The restless Lota finds a purpose among the Black Zero, an insurgent group that aspires to overthrow the island’s president, Vollman. The president is himself a puppet of Ø Com, a Danish global communications company that controls the flow of labour and money on the unnamed island, which serves as a central hub for fibre-optic cable. Lota falls under the command of Kurtz, a steely rebel who incites the teenager and her young comrades to stage a coup. The lives of Rachel and Lota intersect during the insurgency at the embassy where Rachel works.
Black Zero members select as aliases the names of villains from popular movies, books, and television shows; Kurtz’s namesake and nihilistic philosophy clearly draw comparisons to Joseph Conrad’s Heart of Darkness. In her afterword, Skibsrud admits that Island is intended as representative of the way Conrad’s short 1902 novel “continues to be enacted in our everyday lives.”
Skibsrud’s afterword reinforces her own novel’s agenda: the book probes white identity and diasporic identity in the context of international flows of information, money, labour, and people. The lack of specificity (character names based in pop culture; the absence of a proper name for the island, which remains ambiguously located) contributes to a homogeneity that implies assimilation by means of cultural imperialism. Skibsrud explicitly states that her goal is to “explore the many questions and problems that arise when considering legacies of cultural imperialism, otherwise known as modern-day global capitalism. This book is also, therefore, a book about the ‘logistics’ of whiteness.”
In a larger context, the lack of specificity can be read as an appeal to universality. But in the particular context of whiteness, Island offers a thrilling vision of global corporate power played out in the lives of two headstrong and independent women who must confront various absences, including the intractable loss of identity.
In The Nothing That Is: Essays on Art, Literature and Being, Skibsrud turns her attention to 11 critical pieces that address poets and writers including George Oppen, Virginia Woolf, and John Ashbery.
In the introduction, Skibsrud states that the book represents a decade-long attempt to think about the philosophical concept of nothing.
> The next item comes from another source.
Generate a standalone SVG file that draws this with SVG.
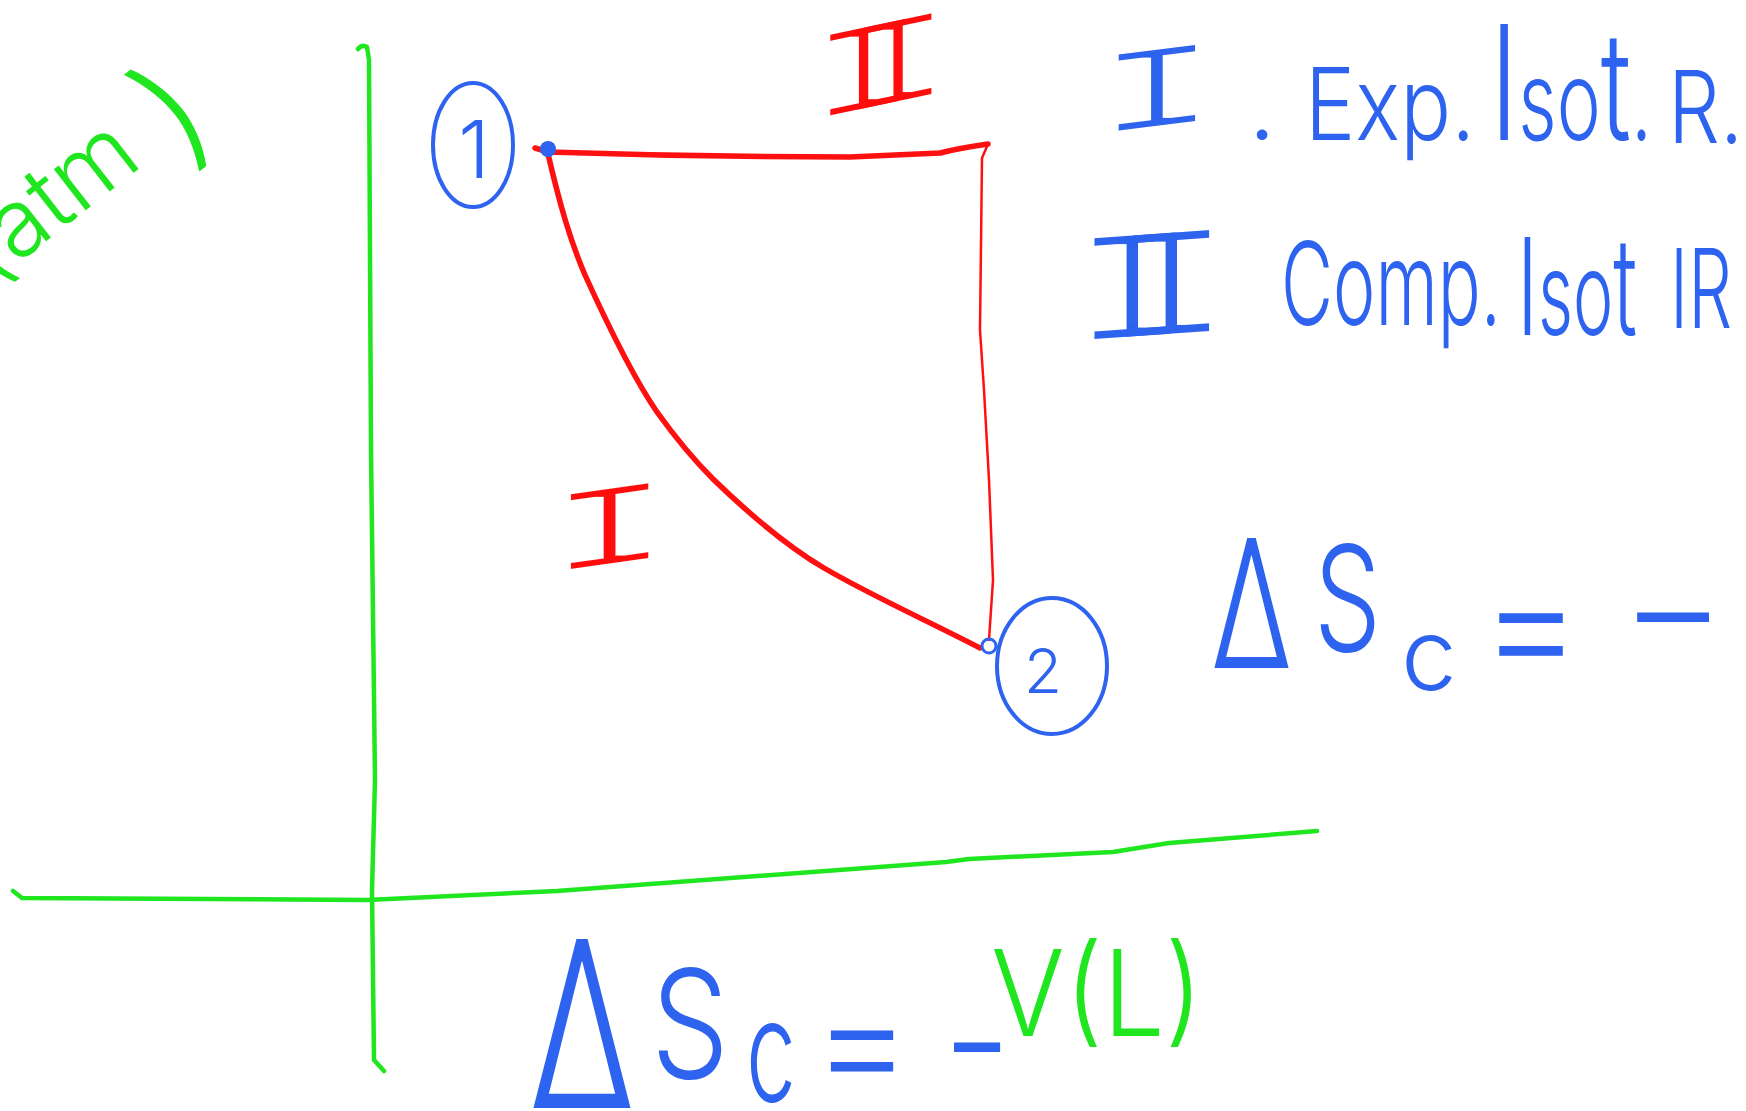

Summaries and contexts are not provided for concepts like Woolf’s “far side of language” or the tension between presence and absence in “The Snow Man” by Wallace Stevens; this elision speaks to Skibsrud’s familiarity and ease with academic discourse. In the essays that cross over to a general literary audience, such as “Transcribing the Waves: Language as a Spiritual Medium in Virginia Woolf and Anne Carson,” Skibsrud balances intellectual rigour with historical context and offers generous understandings that turn our attention to language as the texture of life.
As a whole, the collection is uneven in tone but consistent in its sharp insights on 20th-century writers and artists. The Nothing That Is signals Skibsrud’s versatility as a poet and writer who is able to winnow and subvert theoretical concepts for ambitious reinvention. If the essay collection is innovative and boundary-pushing, Island is perched on the timely intersection of transnational and postcolonial debates relating to whiteness and diaspora.